In many failed placements, the warning signs surface early. They simply are not addressed directly. By month six, frustration has compounded on both sides. Expectations have hardened. Confidence has eroded. And then the call comes in.
Strong onboarding verifies alignment repeatedly in the early stages.
Cross-Functional Context Accelerates Integration
Private lending is interconnected. Capital markets impact originations. Origination impacts servicing. Servicing impacts investor relationships. Finance touches everything. Yet many new hires are introduced only to their immediate team and reporting line.
If you want executives to operate effectively, they need quick visibility across the ecosystem. They need conversations with peers in credit, finance, servicing, compliance, and sales. They need to understand pressure points outside their vertical.
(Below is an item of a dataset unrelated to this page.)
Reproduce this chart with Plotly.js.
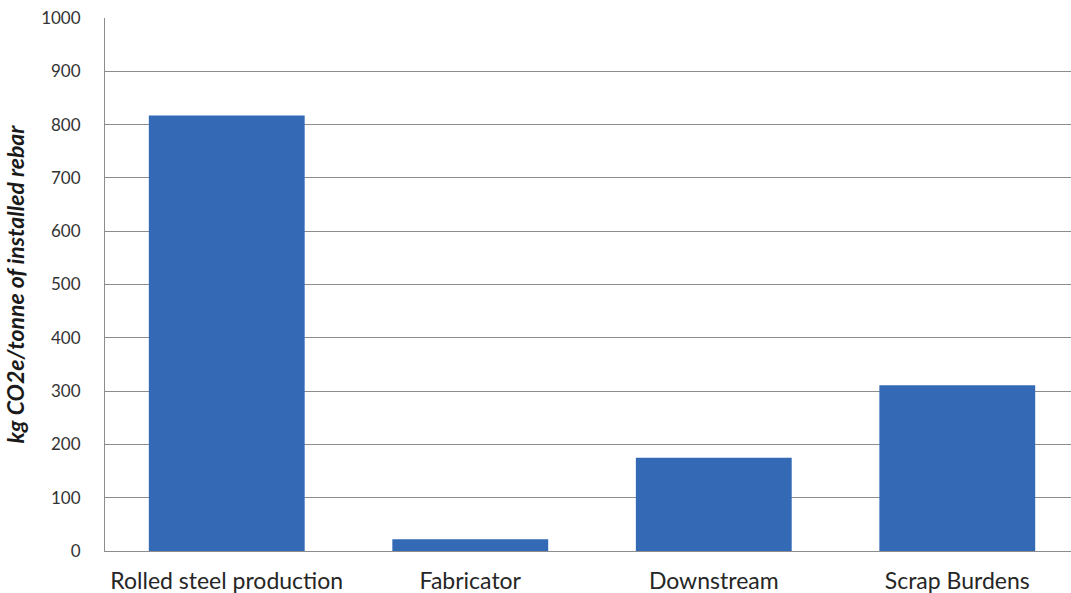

What is the head of credit navigating right now? What constraints is finance managing? What challenges is servicing experiencing that originations may not see? What investor expectations are shaping capital markets decisions?
These conversations accelerate credibility. They prevent blind spots. They allow new leaders to operate with context rather than isolation. From a recruiter’s perspective, firms that prioritize early cross-functional exposure tend to experience smoother integration and longer tenures. Firms that isolate new hires often experience friction that builds quietly.
The First 90 Days
Ultimately, onboarding is not administrative; it is strategic risk management. Every executive hire represents a material investment of time, capital, and credibility. If onboarding is weak, failure does not happen immediately; it happens gradually. Momentum stalls, communication tightens, and alignment erodes.
When performance conversations begin, both sides often feel misled. The candidate believes the role was described differently. The client believes the performance should look different. In many cases, neither party is wrong. The disconnect occurs in the transition from interview expectations to operational reality.
The irony is that organizations spend significant energy on sourcing and selection, yet comparatively little on the first 90 days. That window determines whether a strong hire scales or stalls.
Start with philosophy before process. Define authority clearly. Structure communication intentionally. Build cross-functional understanding early.
The offer letter is not the finish line; it is the starting point. And onboarding is where great hires either gain momentum or quietly begin to unravel.
In a market as competitive and compressed as private lending, you cannot afford avoidable misalignment. The firms that win are not just disciplined in their hiring; they are disciplined in how they launch.
If you want your placements to perform, treat onboarding as strategically as you treat hiring. The cost of getting it wrong is not just one failed executive; it is lost time, lost trust, and lost opportunity in a market that does not slow down for anyone.